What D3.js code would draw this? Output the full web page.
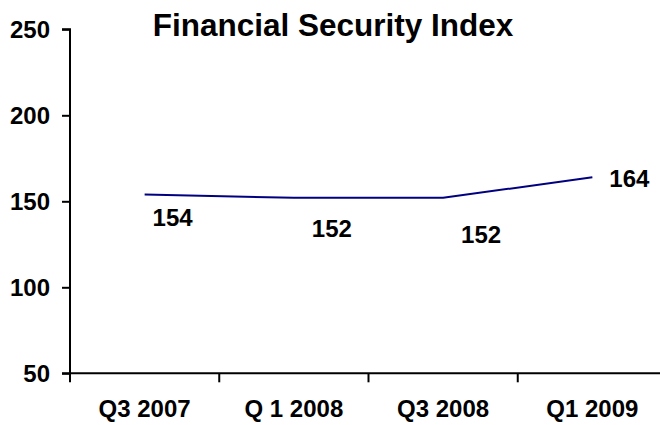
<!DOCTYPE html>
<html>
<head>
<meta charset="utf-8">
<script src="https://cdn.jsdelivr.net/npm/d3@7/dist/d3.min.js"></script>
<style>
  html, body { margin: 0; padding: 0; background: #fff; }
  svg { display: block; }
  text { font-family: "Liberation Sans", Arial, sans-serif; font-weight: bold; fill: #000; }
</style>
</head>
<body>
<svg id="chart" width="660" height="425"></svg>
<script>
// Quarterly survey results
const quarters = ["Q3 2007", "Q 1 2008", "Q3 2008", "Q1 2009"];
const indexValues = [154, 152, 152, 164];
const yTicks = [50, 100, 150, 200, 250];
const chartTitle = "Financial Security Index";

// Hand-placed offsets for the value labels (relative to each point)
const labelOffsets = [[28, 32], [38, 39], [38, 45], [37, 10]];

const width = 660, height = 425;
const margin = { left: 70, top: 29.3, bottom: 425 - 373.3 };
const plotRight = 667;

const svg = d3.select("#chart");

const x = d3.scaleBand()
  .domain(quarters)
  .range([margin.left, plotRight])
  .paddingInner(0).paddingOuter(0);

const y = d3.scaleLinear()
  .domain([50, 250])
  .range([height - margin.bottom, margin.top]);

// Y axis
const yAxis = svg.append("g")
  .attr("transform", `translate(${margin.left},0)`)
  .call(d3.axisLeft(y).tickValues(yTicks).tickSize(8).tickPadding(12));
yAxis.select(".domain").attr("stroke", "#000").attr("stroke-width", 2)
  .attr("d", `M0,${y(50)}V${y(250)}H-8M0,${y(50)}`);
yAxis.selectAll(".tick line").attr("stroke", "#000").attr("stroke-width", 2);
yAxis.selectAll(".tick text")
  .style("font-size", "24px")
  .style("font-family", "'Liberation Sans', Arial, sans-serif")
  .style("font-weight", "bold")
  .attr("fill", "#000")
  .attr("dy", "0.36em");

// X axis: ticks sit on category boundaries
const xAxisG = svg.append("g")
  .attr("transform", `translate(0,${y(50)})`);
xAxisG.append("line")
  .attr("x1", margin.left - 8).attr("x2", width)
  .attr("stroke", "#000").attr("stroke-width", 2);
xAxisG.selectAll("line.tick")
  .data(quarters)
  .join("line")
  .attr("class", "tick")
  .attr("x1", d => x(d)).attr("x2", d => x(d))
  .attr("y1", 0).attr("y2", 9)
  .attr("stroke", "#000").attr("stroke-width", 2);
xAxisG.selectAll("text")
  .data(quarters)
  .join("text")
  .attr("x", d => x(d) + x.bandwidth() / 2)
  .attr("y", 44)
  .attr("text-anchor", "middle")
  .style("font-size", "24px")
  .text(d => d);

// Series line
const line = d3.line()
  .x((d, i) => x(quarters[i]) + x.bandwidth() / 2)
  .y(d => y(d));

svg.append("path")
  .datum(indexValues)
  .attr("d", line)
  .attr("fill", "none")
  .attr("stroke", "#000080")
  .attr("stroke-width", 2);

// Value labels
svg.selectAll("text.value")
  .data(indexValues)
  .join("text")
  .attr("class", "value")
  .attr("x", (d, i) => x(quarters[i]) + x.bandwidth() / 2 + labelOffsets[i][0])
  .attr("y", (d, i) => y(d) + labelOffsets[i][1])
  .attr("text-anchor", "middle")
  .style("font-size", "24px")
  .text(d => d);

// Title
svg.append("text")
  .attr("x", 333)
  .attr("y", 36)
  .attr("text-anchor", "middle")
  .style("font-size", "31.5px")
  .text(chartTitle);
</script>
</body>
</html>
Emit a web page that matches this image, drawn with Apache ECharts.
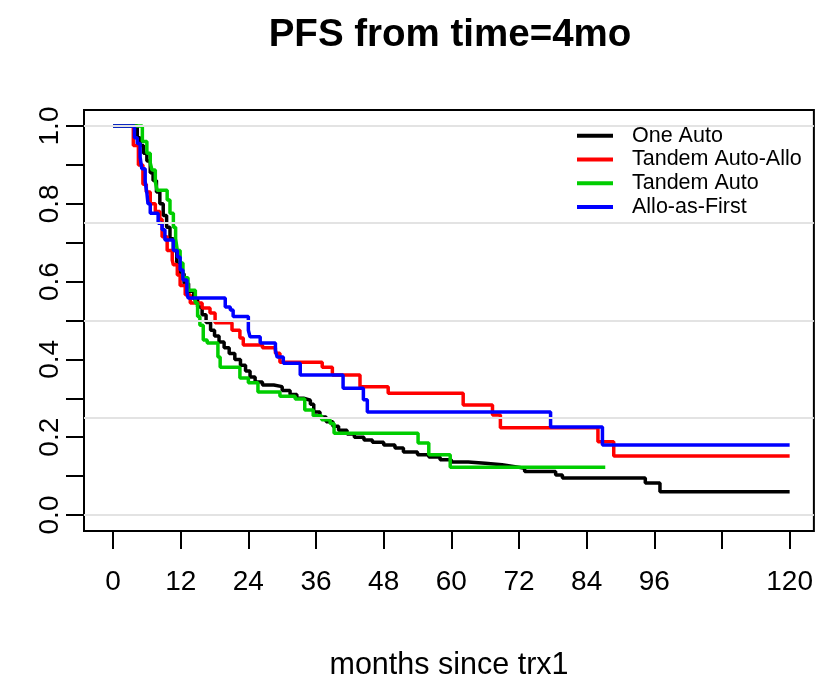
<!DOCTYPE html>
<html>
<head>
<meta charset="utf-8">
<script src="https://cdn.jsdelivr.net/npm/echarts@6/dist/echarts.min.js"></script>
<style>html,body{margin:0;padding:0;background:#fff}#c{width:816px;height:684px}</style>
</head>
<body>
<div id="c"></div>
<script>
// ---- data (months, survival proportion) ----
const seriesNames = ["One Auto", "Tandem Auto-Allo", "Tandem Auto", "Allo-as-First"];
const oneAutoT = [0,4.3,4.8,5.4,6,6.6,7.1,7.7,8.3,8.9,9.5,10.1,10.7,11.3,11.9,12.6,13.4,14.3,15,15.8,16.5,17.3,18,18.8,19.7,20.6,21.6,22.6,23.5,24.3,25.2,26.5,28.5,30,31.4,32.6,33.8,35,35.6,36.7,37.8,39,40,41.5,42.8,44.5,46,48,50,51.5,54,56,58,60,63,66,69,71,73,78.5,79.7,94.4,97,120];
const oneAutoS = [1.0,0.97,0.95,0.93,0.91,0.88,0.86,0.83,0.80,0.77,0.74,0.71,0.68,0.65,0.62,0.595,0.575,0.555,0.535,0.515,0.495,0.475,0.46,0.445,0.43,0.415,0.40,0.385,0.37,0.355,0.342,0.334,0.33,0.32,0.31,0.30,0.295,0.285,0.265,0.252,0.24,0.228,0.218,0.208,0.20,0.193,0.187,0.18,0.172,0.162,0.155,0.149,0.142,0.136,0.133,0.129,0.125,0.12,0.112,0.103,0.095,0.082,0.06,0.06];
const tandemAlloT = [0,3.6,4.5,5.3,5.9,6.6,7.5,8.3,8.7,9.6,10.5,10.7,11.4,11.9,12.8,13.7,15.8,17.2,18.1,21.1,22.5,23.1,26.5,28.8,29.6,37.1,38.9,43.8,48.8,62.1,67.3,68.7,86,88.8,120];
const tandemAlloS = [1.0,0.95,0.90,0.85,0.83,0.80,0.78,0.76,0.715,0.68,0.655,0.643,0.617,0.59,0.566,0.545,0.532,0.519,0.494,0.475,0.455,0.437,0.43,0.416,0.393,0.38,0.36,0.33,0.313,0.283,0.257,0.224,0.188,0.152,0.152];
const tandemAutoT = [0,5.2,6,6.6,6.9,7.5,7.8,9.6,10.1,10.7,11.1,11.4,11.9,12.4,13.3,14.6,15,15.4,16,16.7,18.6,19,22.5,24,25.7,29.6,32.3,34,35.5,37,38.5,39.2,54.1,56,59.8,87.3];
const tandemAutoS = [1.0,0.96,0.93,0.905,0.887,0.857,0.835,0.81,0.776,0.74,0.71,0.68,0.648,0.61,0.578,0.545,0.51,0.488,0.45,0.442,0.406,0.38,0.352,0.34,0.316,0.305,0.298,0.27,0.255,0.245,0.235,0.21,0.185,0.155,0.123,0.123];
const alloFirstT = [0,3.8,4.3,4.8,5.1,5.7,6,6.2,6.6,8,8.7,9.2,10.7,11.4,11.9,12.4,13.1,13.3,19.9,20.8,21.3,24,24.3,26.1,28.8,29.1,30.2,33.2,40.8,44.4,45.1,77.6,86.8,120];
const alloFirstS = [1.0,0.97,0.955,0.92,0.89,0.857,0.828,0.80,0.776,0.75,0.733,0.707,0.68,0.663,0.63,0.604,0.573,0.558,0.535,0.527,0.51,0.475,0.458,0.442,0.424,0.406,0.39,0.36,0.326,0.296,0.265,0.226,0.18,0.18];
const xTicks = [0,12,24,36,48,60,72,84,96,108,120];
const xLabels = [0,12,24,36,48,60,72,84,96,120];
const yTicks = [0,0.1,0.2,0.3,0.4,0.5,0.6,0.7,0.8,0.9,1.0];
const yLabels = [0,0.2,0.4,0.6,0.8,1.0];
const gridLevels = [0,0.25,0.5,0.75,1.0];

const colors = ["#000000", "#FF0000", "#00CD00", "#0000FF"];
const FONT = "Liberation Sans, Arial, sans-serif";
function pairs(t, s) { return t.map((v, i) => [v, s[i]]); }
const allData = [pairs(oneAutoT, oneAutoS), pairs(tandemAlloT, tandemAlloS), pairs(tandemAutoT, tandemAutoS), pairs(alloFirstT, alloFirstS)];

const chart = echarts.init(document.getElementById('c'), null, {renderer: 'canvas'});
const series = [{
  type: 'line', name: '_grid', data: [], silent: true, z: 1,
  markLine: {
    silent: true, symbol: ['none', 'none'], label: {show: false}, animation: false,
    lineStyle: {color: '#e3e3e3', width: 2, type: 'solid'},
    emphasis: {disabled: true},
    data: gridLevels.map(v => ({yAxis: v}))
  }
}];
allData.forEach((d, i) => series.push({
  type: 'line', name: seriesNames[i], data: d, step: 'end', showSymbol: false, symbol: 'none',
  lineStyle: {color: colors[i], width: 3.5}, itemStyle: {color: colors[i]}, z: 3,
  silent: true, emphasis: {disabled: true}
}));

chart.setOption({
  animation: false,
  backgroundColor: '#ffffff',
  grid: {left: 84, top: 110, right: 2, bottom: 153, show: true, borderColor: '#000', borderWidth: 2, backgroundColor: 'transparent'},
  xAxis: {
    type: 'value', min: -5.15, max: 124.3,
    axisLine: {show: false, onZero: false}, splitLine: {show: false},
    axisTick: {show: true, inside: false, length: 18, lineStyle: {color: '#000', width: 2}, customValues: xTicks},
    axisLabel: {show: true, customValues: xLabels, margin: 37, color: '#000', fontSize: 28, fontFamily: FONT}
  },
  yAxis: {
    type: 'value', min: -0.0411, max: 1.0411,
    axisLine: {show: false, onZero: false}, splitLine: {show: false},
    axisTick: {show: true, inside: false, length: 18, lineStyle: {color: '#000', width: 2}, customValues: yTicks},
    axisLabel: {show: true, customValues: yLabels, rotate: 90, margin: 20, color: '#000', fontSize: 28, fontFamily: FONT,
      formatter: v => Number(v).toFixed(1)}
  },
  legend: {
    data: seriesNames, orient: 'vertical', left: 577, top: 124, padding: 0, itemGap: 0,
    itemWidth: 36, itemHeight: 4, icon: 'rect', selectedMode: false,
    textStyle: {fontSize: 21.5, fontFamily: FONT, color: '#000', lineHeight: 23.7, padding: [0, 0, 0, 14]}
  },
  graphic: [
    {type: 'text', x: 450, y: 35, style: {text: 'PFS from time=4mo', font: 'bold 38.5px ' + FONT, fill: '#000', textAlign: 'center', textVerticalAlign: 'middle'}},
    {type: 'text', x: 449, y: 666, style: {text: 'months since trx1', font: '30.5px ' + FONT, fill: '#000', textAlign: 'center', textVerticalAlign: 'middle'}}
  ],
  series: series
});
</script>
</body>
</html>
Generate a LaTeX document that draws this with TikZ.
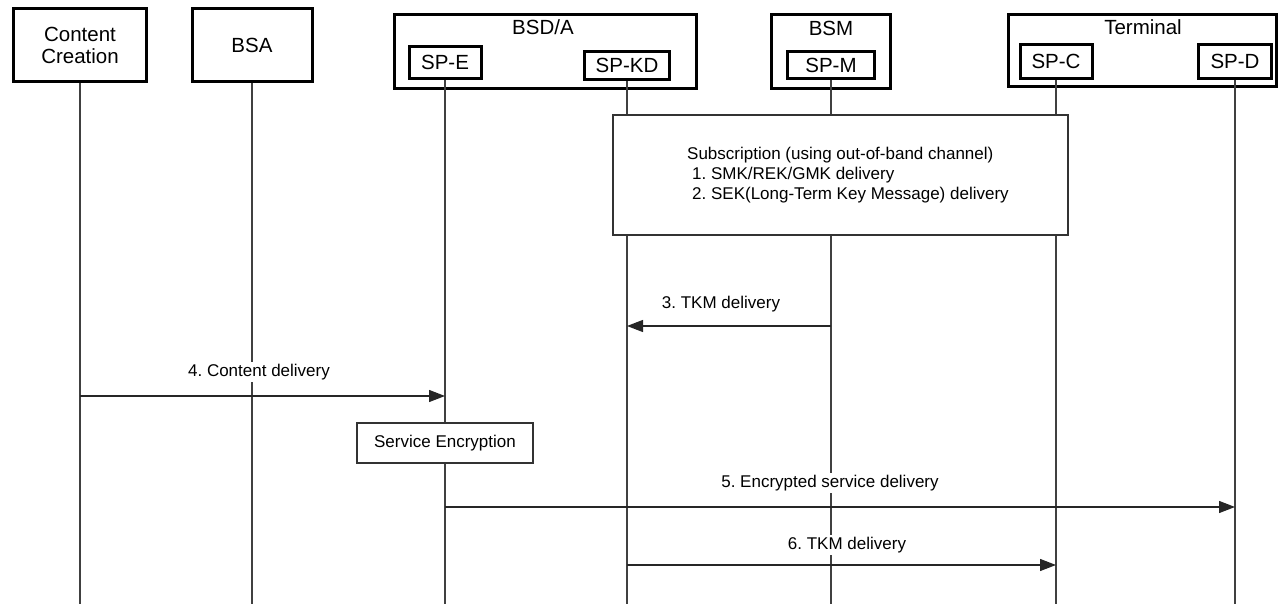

▶ [Problem details]:
Please extract exactly the lines of the data, from the first through the line containing "- margin.bottom, margin.top]);", and add no pictures to the copy.

▶ [Correct result]:
What D3.js code would draw this? Output the full web page.
<!DOCTYPE html>
<html>
<head>
<meta charset="utf-8">
<script src="https://cdn.jsdelivr.net/npm/d3@7/dist/d3.min.js"></script>
<style>
  html, body { margin: 0; padding: 0; background: #fff; }
  svg { display: block; }
  text { font-family: "Liberation Sans", Arial, sans-serif; font-weight: bold; fill: #000; }
</style>
</head>
<body>
<svg id="chart" width="660" height="425"></svg>
<script>
// Quarterly survey results
const quarters = ["Q3 2007", "Q 1 2008", "Q3 2008", "Q1 2009"];
const indexValues = [154, 152, 152, 164];
const yTicks = [50, 100, 150, 200, 250];
const chartTitle = "Financial Security Index";

// Hand-placed offsets for the value labels (relative to each point)
const labelOffsets = [[28, 32], [38, 39], [38, 45], [37, 10]];

const width = 660, height = 425;
const margin = { left: 70, top: 29.3, bottom: 425 - 373.3 };
const plotRight = 667;

const svg = d3.select("#chart");

const x = d3.scaleBand()
  .domain(quarters)
  .range([margin.left, plotRight])
  .paddingInner(0).paddingOuter(0);

const y = d3.scaleLinear()
  .domain([50, 250])
  .range([height - margin.bottom, margin.top]);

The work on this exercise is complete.